I am starting to think of research as torture. Matt and I have discussed some various concerns that we have and decided that we will re-discuss starting the homestudy in January. In the mean time I am researching-away the spare minutes that I have. I have contacted several agencies and I visit lots of adoption blogs and forums.
One of the major things I have come to realize is that for every one person who has an opinion on something, there are ten people who disagree with that person. It ultimately boils down to how we feel as a couple and how we feel God is leading us.
We have discussed the idea of adopting a newborn again. One of my main reasons not to adopt a newborn was that I didn't want to feel like I was taking a newborn that another family was yearning for. There are so many waiting families that this could still be a concern, but I have found that the fact that we are open to a child of any race means that there are many more possibilities for a child that could be the next addition to our family.
So, now I am researching homestudy concerns, and analyzing the things that need to change in our home. I'm looking into adoptive breastfeeding and wondering what a birthmother will think about the fact that I want to breastfeed. I'm researching "Dear Birthparent" letters and learning that the term "Dear Birthparent" can be offensive because an expectant parent is not a birthparent until they terminate parental rights (TPR). I am finding out how long it takes before a TPR is signed in our state. I'm researching closed, semi-open, and open adoption.

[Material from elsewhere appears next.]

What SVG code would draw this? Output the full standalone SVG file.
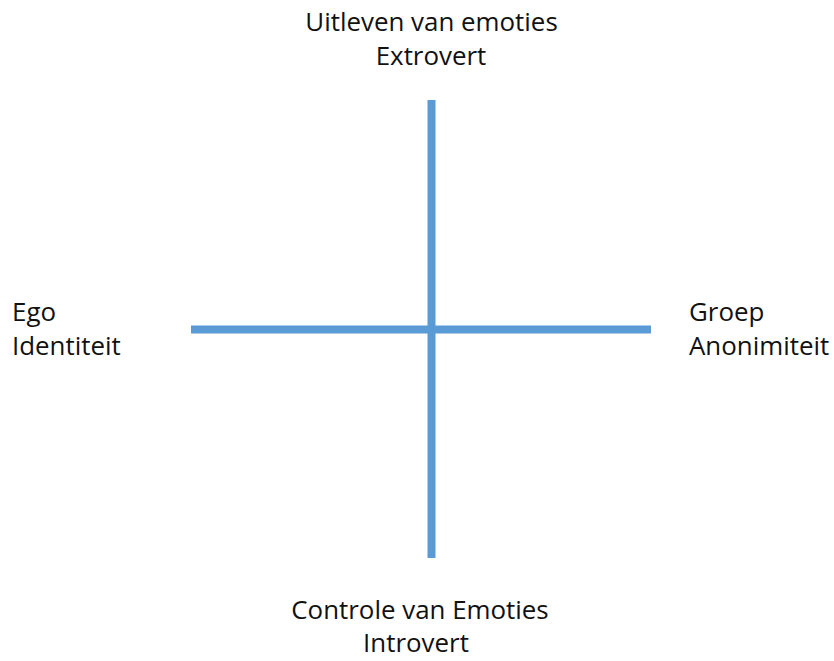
<svg xmlns="http://www.w3.org/2000/svg" width="834" height="661" viewBox="0 0 834 661">
  <style>
    .axis { stroke: #5B9BD5; stroke-width: 8; fill: none; }
    .lbl { font-family: "Open Sans", "Liberation Sans", sans-serif; font-size: 25.9px; fill: #111111; }
    .mid { text-anchor: middle; }
  </style>
  <rect width="834" height="661" fill="#ffffff"/>
  <g id="connectors">
    <line class="axis" x1="431.5" y1="100" x2="431.5" y2="558"/>
    <line class="axis" x1="191" y1="329.5" x2="651" y2="329.5"/>
  </g>
  <g id="top">
    <text class="lbl mid" x="431.5" y="31">Uitleven van emoties</text>
    <text class="lbl mid" x="431" y="65">Extrovert</text>
  </g>
  <g id="left">
    <text class="lbl" x="12" y="321">Ego</text>
    <text class="lbl" x="12" y="355">Identiteit</text>
  </g>
  <g id="right">
    <text class="lbl" x="689" y="321">Groep</text>
    <text class="lbl" x="689" y="355">Anonimiteit</text>
  </g>
  <g id="bottom">
    <text class="lbl mid" x="420" y="619">Controle van Emoties</text>
    <text class="lbl mid" x="416" y="652">Introvert</text>
  </g>
</svg>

I'm thinking about my biological uncle who was put up for adoption when he was born in the 1950's. I think about how he had to feel when he found out that he was adopted. I remember my dad finding out that he had an older brother when I was eight years old. I remember meeting my uncle for the first and only time. I think about how hard he must have searched for all of that information to find us and the idea of a closed adoption is out the window. In fact, the semi-open adoption feels almost as secretive to me. The only way I can see doing a domestic infant adoption is to have an open relationship with the birth family. I can't imagine raising a child who always wonders where they came from and who their birth family is.
So now I'm down to just researching open domestic infant adoption. Isn't it funny how quickly God can lead us down a different path then we had thought out in our heads?